28 novembro 2022

Dos locais de passagem

 


Esta fotografia foi tirada no Hospital Santa Maria este sábado. Não há dúvida do que quer dizer: não se pode / deve atravessar este serviço para ir de A para B, isto é, o espaço não serve de corta-mato. Esta fotografia pode ler-se como um aviso claro, auto-explicativo, óbvio. Mas também pode ler-se como uma metáfora para outras coisas importantes da vida. Para isso é preciso dar-se um sentido diferente à expressão serviço. Pode ser amizade, amor, carreira, projecto. Ou pode ser, na sua visão mais radical, vida, ou seja,  a vida não é local de passagem

Eu sei que para um cristão a vida é apenas uma passagem para a eternidade, e este singelo A4, na interpretação que quis dar-lhe, não contraria esse ensinamento, e podemos regressar à lógica do hospital: atravessar este serviço implica uma ausência de registo, porque a pessoa quer apenas atravessá-lo, não usufruir do que se disponibiliza lá dentro; implica incomodar quem lá está, talvez mesmo invadir um pudor de quem está numa maca, numa situação de fragilidade. É uma passagem efémera, sem deixar um traço, uma evidência, uma marca. Uma circulação rápida de um ponto para outro.

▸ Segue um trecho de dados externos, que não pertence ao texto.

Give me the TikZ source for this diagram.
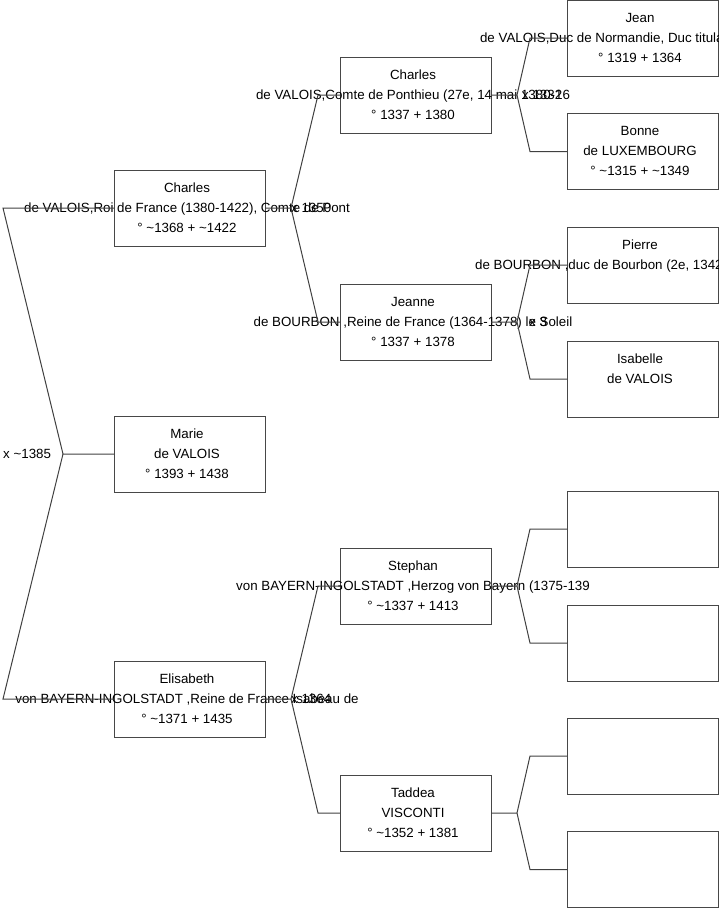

A vida não é local de passagem. Não podemos ir do nascimento (o ponto A) para a morte  (o ponto B) sem querer tocar a vida dos outros, sem nos registarmos, sem aproveitar o que a vida nos dá, ou mesmo sem pararmos aqui e ali para vermos como deixar o mundo um pouco melhor. A nossas caminhada na Terra não pode ser um corta-mato.  

Este serviço não é local de passagem. Agradeçamos esta metáfora tão curiosa ao Serviço Nacional de Saúde.